MaxCompute provides an enterprise-level open lakehouse architecture. This architecture offers unified metadata management, open storage, diverse computing solutions, robust security, and cost-effectiveness.
Target customers
Data warehouses primarily contain structured data, but they also require the openness of a data lake to support cross-team and multi-engine access.
Customers with high security and compliance requirements who need enterprise-level features such as row-level and column-level permissions, data masking, disaster recovery, and backup.
Features
Unified metadata
MaxCompute provides a unified data catalog and data governance solution for data objects, including tables, views, snapshots, and models. This enables fine-grained access control and auditing. Security policies are defined once and applied globally.

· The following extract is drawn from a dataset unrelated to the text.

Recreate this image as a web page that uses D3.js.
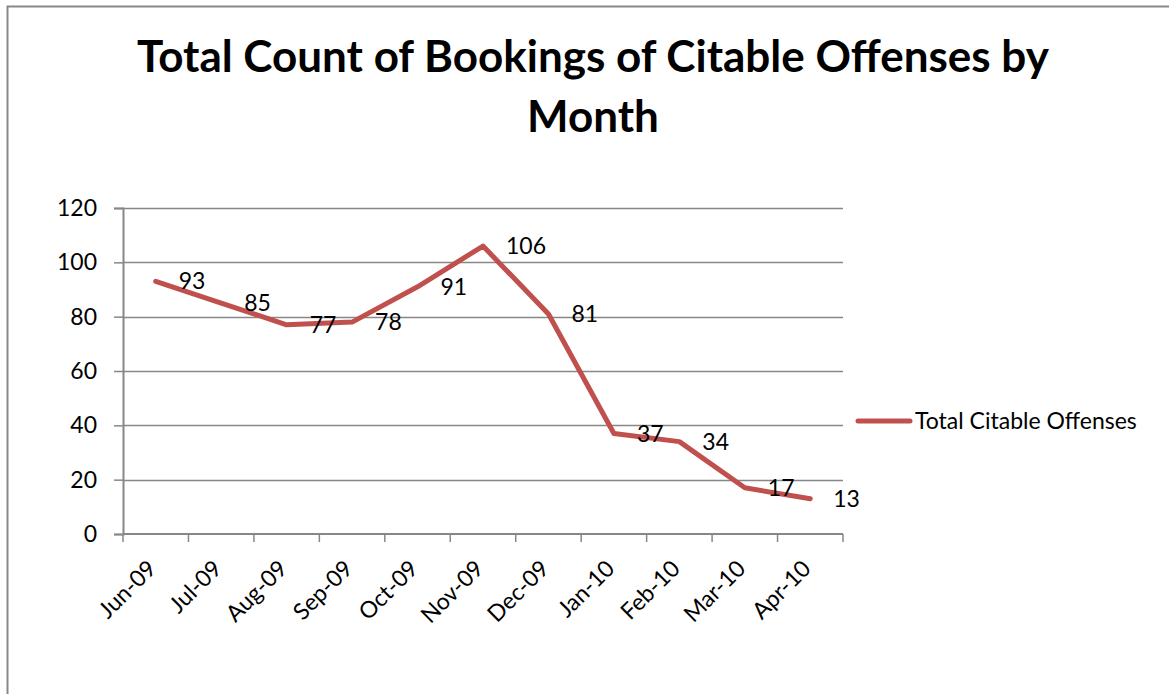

You can manage access credentials for Alibaba Cloud services using connections. MaxCompute automatically discovers structured and unstructured data files in external data lakes, such as Object Storage Service (OSS), and registers them as foreign tables. Accessing data through these tables simplifies the data analytics flow. Caching statistics for lake tables improves computing performance.
Open storage
Open storage allows a single copy of data to be used by multiple compute engines. The Storage API makes table data managed by MaxCompute available to third-party compute engines.

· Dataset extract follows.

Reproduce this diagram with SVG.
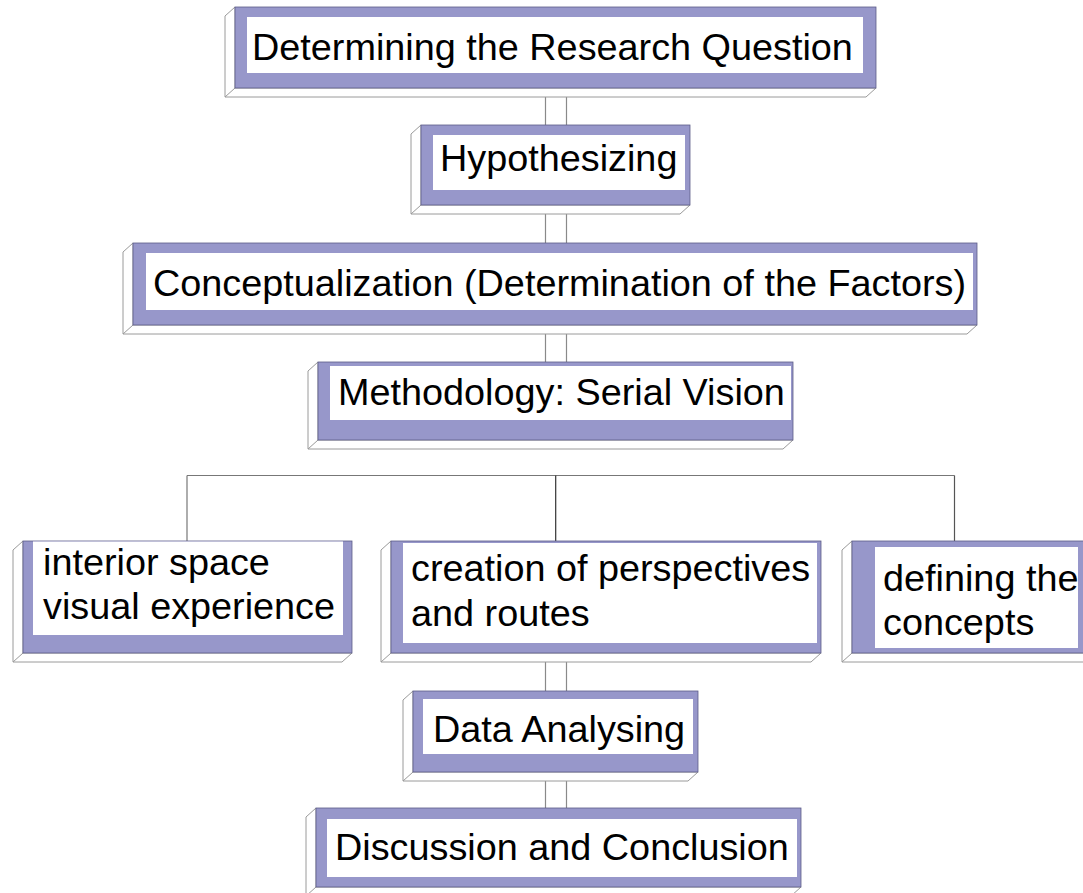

You can integrate MaxCompute with computing ecosystems such as Spark, Flink, Flink CDC, StarRocks, DBT, Presto, Trino, PAI, and PyTorch.
The Storage API provides an efficient, low-latency, and secure method for reading data. Data is transferred in Arrow format. The API supports performance optimizations such as predicate pushdown, partitioning, and column pruning. It also supports security features such as row-level and column-level permissions and data masking. This approach balances cross-team collaboration efficiency with compliance.
Open computing
MaxCompute's self-developed SQL and MaxFrame engines provide a unified computing experience across diverse data sources in the lakehouse ecosystem. They enable transparent access to various external storage systems through foreign tables and external projects. You can flexibly use data from both internal and external tables in extract, transform, and load (ETL), data analytics, and machine learning tasks.